I always figured that Casper, his classmates (Boil, Ghoul, etc) and the teacher probably all died together in some horrible fire. Why else would you have so many ghosts of children in one place like that?
Yeah, but they’re definitely different people, because they had crossovers in their comic books. The one I remember had the plot that they looked so much a like that Casper could put on a wig, makeup and clothes and impersonate Richie. I believe there was some evilness afoot where bad guys were after Richie, maybe with guns or darts or something that went straight through Casper without hurting him.
And this was before The Simpsons ever came out, way back when I was a youngster.
AtKomikWerks, Keith Giffen has the first few issues of his classic 80s comic book, Video Jack up. It involves the supernatural, but it’s really not on topic, so…
Oh, oh, I’ve got it. Henrietta Hex Jr is on the same site, and it has friendly for kids ghost hunting:
P.S. I meant to put the following words into the name of this Thread, but I forgot. So behold the title of my dreams:
**Children shouldn’t play with dead things, but they do anyway. ** Beetlejuice, Casper, et. all.
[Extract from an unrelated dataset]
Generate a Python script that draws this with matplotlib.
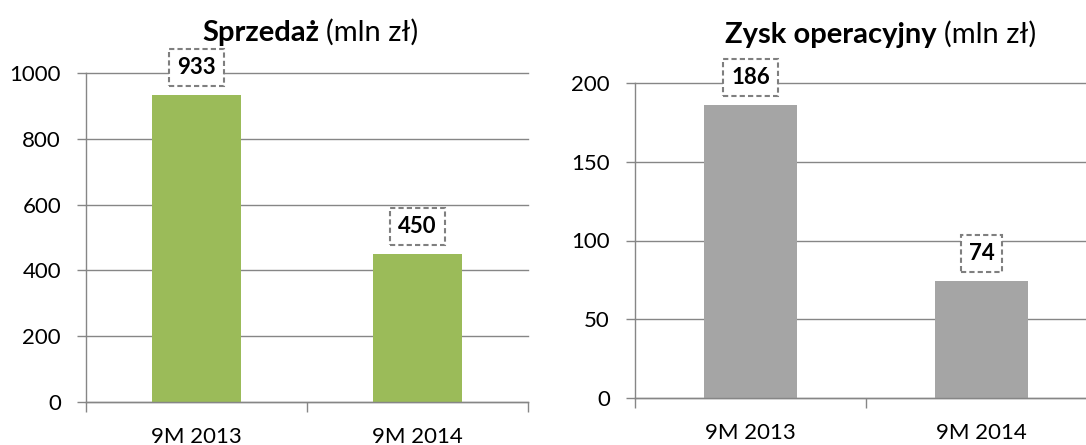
import matplotlib
matplotlib.use("Agg")
import matplotlib.pyplot as plt

plt.rcParams['font.family'] = ['Lato', 'DejaVu Sans']

# data
periods = ["9M 2013", "9M 2014"]
sales = [933, 450]
op_profit = [186, 74]
sales_ticks = [0, 200, 400, 600, 800, 1000]
profit_ticks = [0, 50, 100, 150, 200]

GRID = "#868686"
W, H = 1086, 445


def style_axis(ax, yticks, xmax):
    ax.set_axisbelow(True)
    ax.set_xlim(-0.5, xmax)
    ax.set_ylim(yticks[0], yticks[-1])
    ax.set_yticks(yticks)
    ax.set_xticks([-0.5, 0.5, 1.5])
    ax.set_xticklabels([])
    ax.set_xticks([0, 1], minor=True)
    ax.set_xticklabels(periods, minor=True)
    ax.tick_params(axis="y", length=6.5, width=1, color=GRID, pad=11.5, labelsize=16)
    ax.tick_params(axis="x", which="major", length=7, width=1, color=GRID)
    ax.tick_params(axis="x", which="minor", length=0, pad=18, labelsize=16)
    ax.yaxis.grid(True, color=GRID, linewidth=1)
    for line in ax.get_ygridlines():
        line.set_clip_on(False)
    for s in ["top", "right"]:
        ax.spines[s].set_visible(False)
    for s in ["left", "bottom"]:
        ax.spines[s].set_color(GRID)
        ax.spines[s].set_linewidth(1)


def label_bars(ax, values):
    for i, v in enumerate(values):
        ax.annotate(str(v), xy=(i, v), xytext=(0, 20), textcoords="offset points",
                    ha="center", va="center", fontsize=16, fontweight="bold", zorder=5,
                    bbox=dict(boxstyle="square,pad=0.36", fc="white", ec="#7f7f7f",
                              lw=1.5, ls=(0, (2.5, 1.5))))


def title(fig, x_px, base_px, bold, rest):
    t = fig.text(x_px / W, 1 - base_px / H, bold, fontsize=21, fontweight="bold",
                 ha="left", va="baseline")
    plt.annotate(rest, xy=(1, 0), xycoords=t, xytext=(5, 0), textcoords="offset points",
                 ha="left", va="bottom", fontsize=21, annotation_clip=False)


fig = plt.figure(figsize=(W / 100, H / 100), dpi=100)

ax1 = fig.add_axes([86 / W, (H - 402) / H, 442 / W, 329 / H])
ax1.bar([0, 1], sales, width=0.4, color="#9BBB59")
style_axis(ax1, sales_ticks, 1.5)
label_bars(ax1, sales)

ax2 = fig.add_axes([635 / W, (H - 398) / H, 462 / W, 315 / H])
ax2.bar([0, 1], op_profit, width=0.4, color="#A5A5A5")
style_axis(ax2, profit_ticks, 1.5)
label_bars(ax2, op_profit)

title(fig, 202, 41, "Sprzedaż", "(mln zł)")
title(fig, 725, 43, "Zysk operacyjny", "(mln zł)")

fig.savefig("out.png", dpi=100)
…and that’s ignoring the fact that in the Harveyverse, pretty much everybody looked like Richie Rich, so the Casper connection isn’t definitive.
I remember the issue where Casper dressed up like Richie, though (I was quite the Harvey fan in my childhood, owning pretty much every Richie Rich comic published between 1974 and about 1979). I’m pretty sure it was an early issue of “Richie Rich and Casper” (which kinda makes sense) but it might have been an earlier, pre-RR&C issue.
BTW, back in the mid '70s “Crazy” magazine published a “Casper the Friendly Dead Kid” bit which was actually pretty morbid–I think the kid died rather violently (car accident, maybe)? Anybody else remember this? I wish I still had it.